Under Sirojiddinov's leadership, the Uzbek language is being taught at universities in the US, Japan, the Republic of Korea, China, India, Great Britain, Germany, and Afghanistan. At the same time, under his leadership, the Alisher Navo'i Tashkent State University of Uzbek Language and Literature achieved a number of successes in a short period of time. In particular, Alisher Navo'i Tashkent State University of Uzbek Language and Literature established cooperative relations with more than 50 educational institutions of the world, became a member of three international associations (Korea: International Association for the Study of Central Asia, Russia: Association of World Universities, US: Uzbek-American Society); Centers of Uzbek language and culture named after Alisher Navoi were opened in the Republics of Russia, China, India, and Azerbaijan.

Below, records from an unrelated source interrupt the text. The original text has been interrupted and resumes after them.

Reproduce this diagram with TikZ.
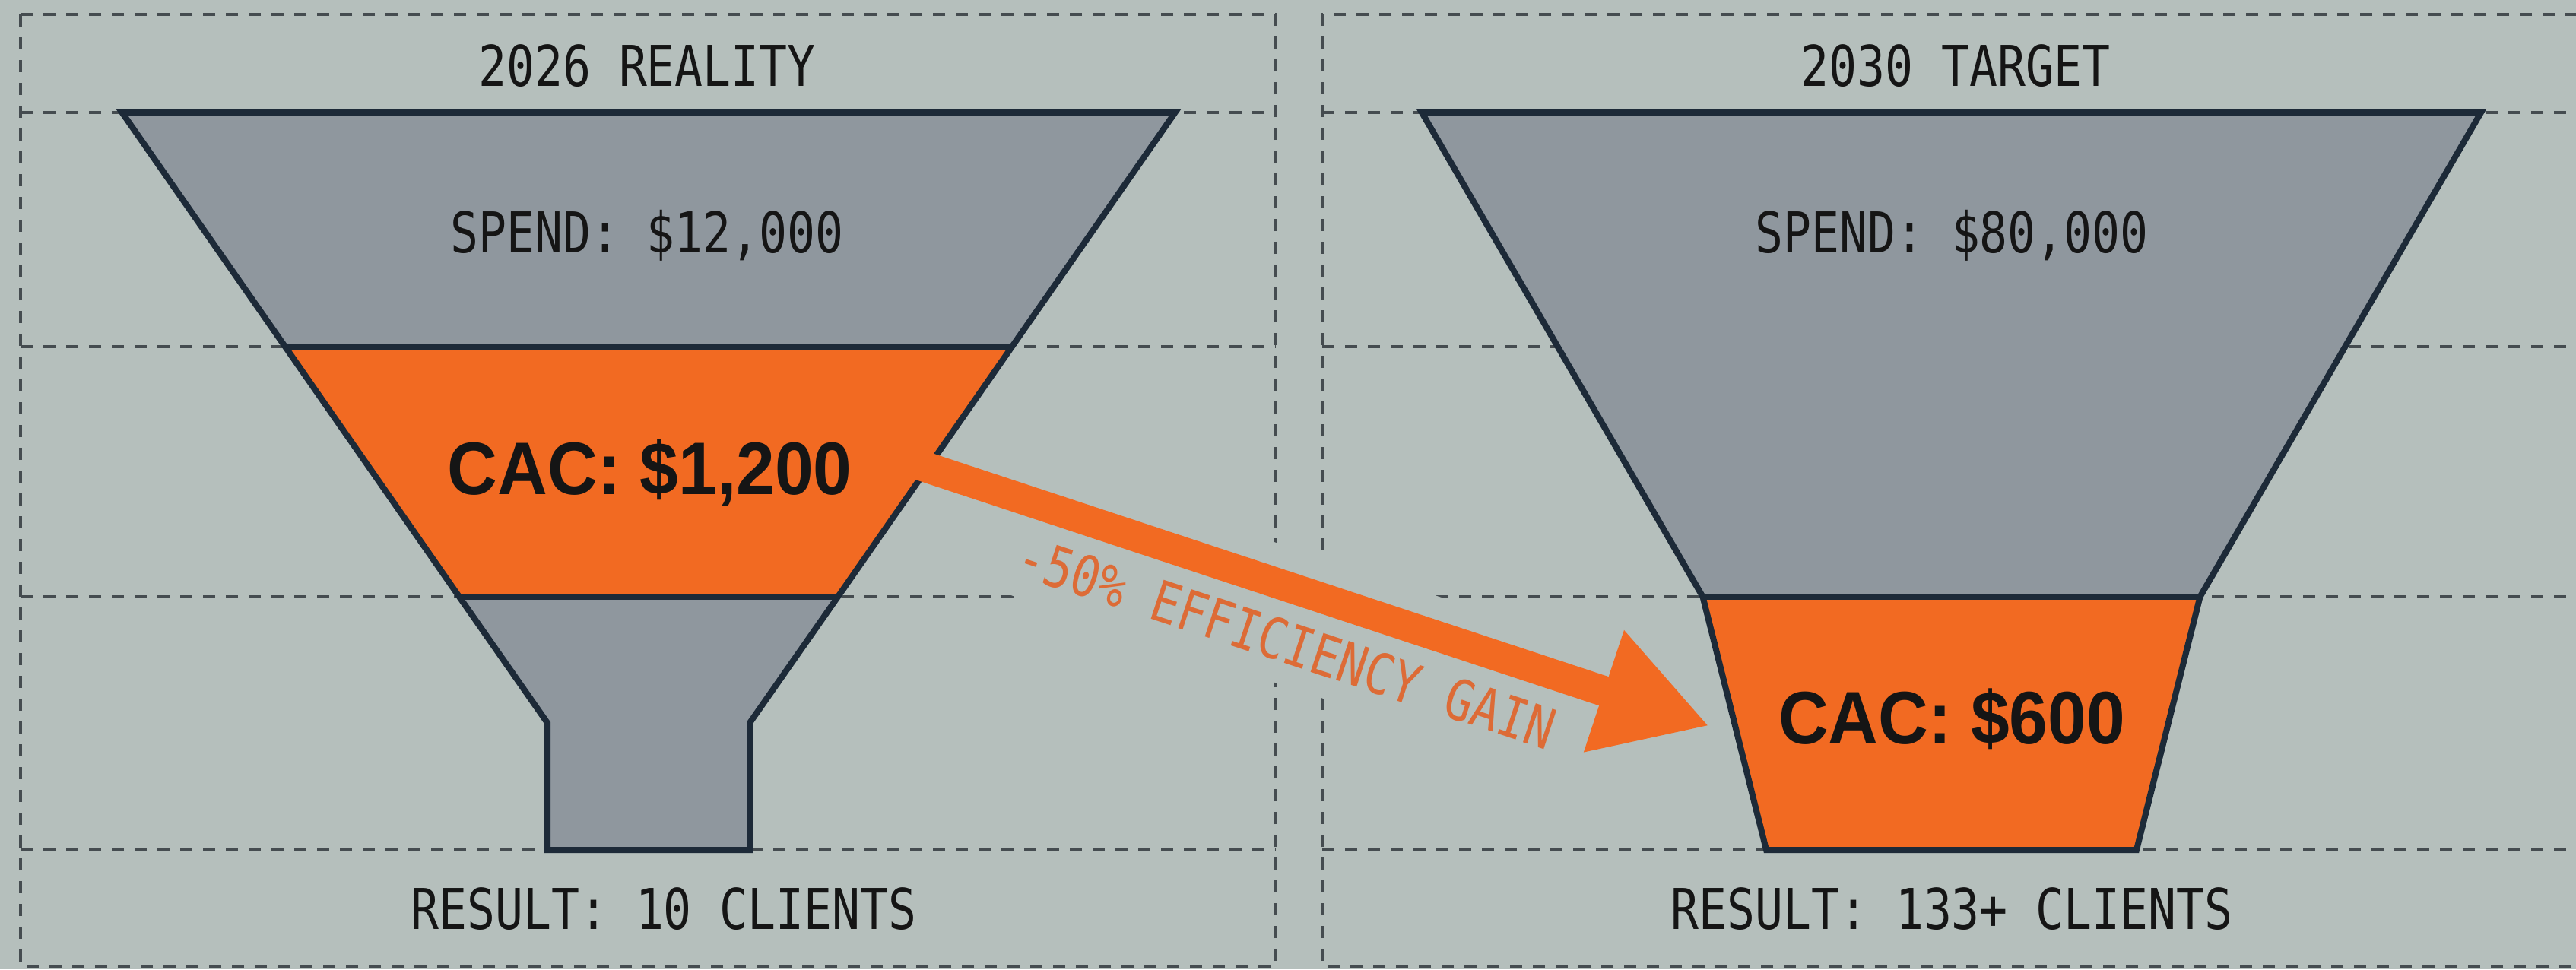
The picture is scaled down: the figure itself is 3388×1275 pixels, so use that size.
\documentclass[tikz,border=0pt]{standalone}
\usepackage{fontspec}
\usetikzlibrary{arrows.meta}
\newfontfamily\monof{DejaVu Sans Mono}[FakeStretch=0.83]
\newfontfamily\cacf{Liberation Sans}[FakeStretch=0.93]
\definecolor{bgc}{HTML}{B5BFBC}
\definecolor{gridc}{HTML}{454C50}
\definecolor{fgrey}{HTML}{8F979E}
\definecolor{orng}{HTML}{F26A22}
\definecolor{navy}{HTML}{1D2A38}
\definecolor{lblc}{HTML}{DD6B36}
\definecolor{ink}{HTML}{151515}
\begin{document}
\begin{tikzpicture}[x=1pt,y=-1pt,
  gridline/.style={draw=gridc, line width=4pt, dash pattern=on 16pt off 14pt},
  greyfill/.style={fill=fgrey},
  orangefill/.style={fill=orng},
  outline/.style={draw=navy, line width=8pt, line join=miter},
  monotext/.style={font=\monof\fontsize{74}{80}\selectfont, text=ink, inner sep=0pt, anchor=base},
  cactext/.style={font=\cacf\bfseries\fontsize{98}{110}\selectfont, text=ink, inner sep=0pt, anchor=base},
  gaintext/.style={font=\monof\fontsize{74}{80}\selectfont, text=lblc, inner sep=0pt},
  bigarrow/.style={draw=orng, line width=40pt, -{Triangle[length=146pt, width=158pt]}},
  maskbox/.style={fill=bgc}
]
\clip (0,0) rectangle (3388,1275);
\fill[bgc] (0,0) rectangle (3388,1275);
\useasboundingbox (0,0) rectangle (3388,1275);

% dashed grids
\draw[gridline] (27,19) rectangle (1678,1271);
\foreach \yy in {148,456,785,1118} \draw[gridline] (27,\yy) -- (1678,\yy);
\draw[gridline] (3420,19) -- (1739,19) -- (1739,1271) -- (3420,1271);
\foreach \yy in {148,456,785,1118} \draw[gridline] (1739,\yy) -- (3420,\yy);

% mask behind the arrow label
\fill[maskbox] (1377,614) -- (2089,850) -- (2034,1016) -- (1322,780.5) -- cycle;

% left funnel coordinates
\coordinate (A1) at (160.5,148);  \coordinate (A2) at (1545.5,148);
\coordinate (B1) at (375,456);    \coordinate (B2) at (1331,456);
\coordinate (C1) at (604,785);    \coordinate (C2) at (1102,785);
\coordinate (D1) at (720,951);    \coordinate (D2) at (986,951);
\coordinate (E1) at (720,1118);   \coordinate (E2) at (986,1118);
% right funnel coordinates
\coordinate (F1) at (1870,148);   \coordinate (F2) at (3263,148);
\coordinate (G1) at (2239.5,785); \coordinate (G2) at (2893.5,785);
\coordinate (H1) at (2323,1118);  \coordinate (H2) at (2810,1118);

% fills
\fill[greyfill] (A1) -- (A2) -- (B2) -- (B1) -- cycle;
\fill[orangefill] (B1) -- (B2) -- (C2) -- (C1) -- cycle;
\fill[greyfill] (C1) -- (C2) -- (D2) -- (E2) -- (E1) -- (D1) -- cycle;
\fill[greyfill] (F1) -- (F2) -- (G2) -- (G1) -- cycle;
\fill[orangefill] (G1) -- (G2) -- (H2) -- (H1) -- cycle;

% outlines
\draw[outline] (A1) -- (A2) -- (B2) -- (C2) -- (D2) -- (E2) -- (E1) -- (D1) -- (C1) -- (B1) -- cycle;
\draw[outline] (B1) -- (B2);
\draw[outline] (C1) -- (C2);
\draw[outline] (F1) -- (F2) -- (G2) -- (H2) -- (H1) -- (G1) -- cycle;
\draw[outline] (G1) -- (G2);

% arrow
\coordinate (arrS) at (1180,602);
\coordinate (arrE) at (2248,955);
\draw[bigarrow] (arrS) -- (arrE);
\node[gaintext, rotate=-18.3] (gain) at (1692,845) {-50\% EFFICIENCY GAIN};

% texts
\node[monotext] (t1) at (851,113) {2026 REALITY};
\node[monotext] (t2) at (2572,113) {2030 TARGET};
\node[monotext] (s1) at (851,332) {SPEND: \$12,000};
\node[monotext] (s2) at (2567,332) {SPEND: \$80,000};
\node[cactext] (c1) at (854.6,650) {CAC: \$1,200};
\node[cactext] (c2) at (2567,978) {CAC: \$600};
\node[monotext] (r1) at (873,1222) {RESULT: 10 CLIENTS};
\node[monotext] (r2) at (2567,1222) {RESULT: 133+ CLIENTS};
\end{tikzpicture}
\end{document}
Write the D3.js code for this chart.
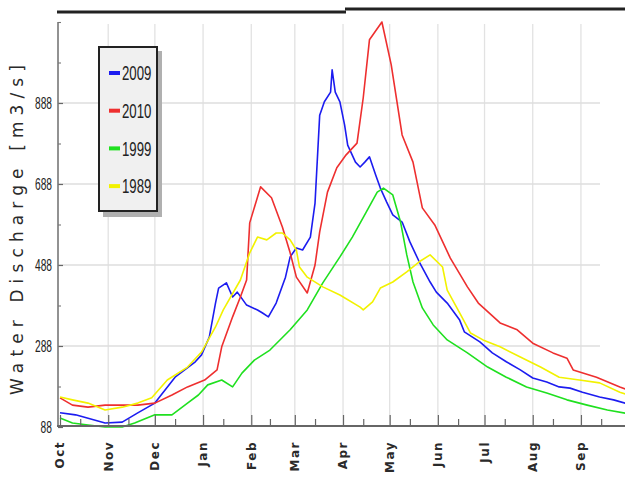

==Legacy and contribution to Science==
Sirojiddinov is a prominent scholar in Alisher Navo'i studies and well-known oriental manuscripts expert. He has several publications on the study and analysis of Alisher Navoi's work which include Beliefs of Alisher Navo'i, Alisher Navoi. Comparative-typological textual analysis of sources, Mir 'Alī Shīr Navā'ī the Great, The Inspiring Inspiration of Navo’i, The Charm of Navoi's Verses, Navo'i Studies intended for students of higher educational institutions, Amir Alisher, The Frontiers of Science and Imagination, Navo’i in the acknowledgement of his contemporaries. In addition, Lessons of Textual Studies, Aspects of Uzbek Textual Studies, are dedicated to the field of textual studies, as well as a number of books such as Methods of conversion of Gregorian and Hijri Calendars, Introduction to Islamic Philosophy: Kalam, Philosophical Reflections of Uzbek Classical Literature, Interpretation of Alisher Navoi’s life in chronicles and memoirs of XV-XVI centuries, World Religions, Biography of Maulana Lutfullah, Theology of Sufi Allayar Interpretation of Human Spiritual Perfectness in Poetry, Views of Central Asian Scholars in Philosophy, Boundaries of Science and Imagination, Tolerance as the Educational Basis of Religions, Fundamentals of Literary Translation has been a noticeably contribution to promote Uzbek Humanitarian disciplines.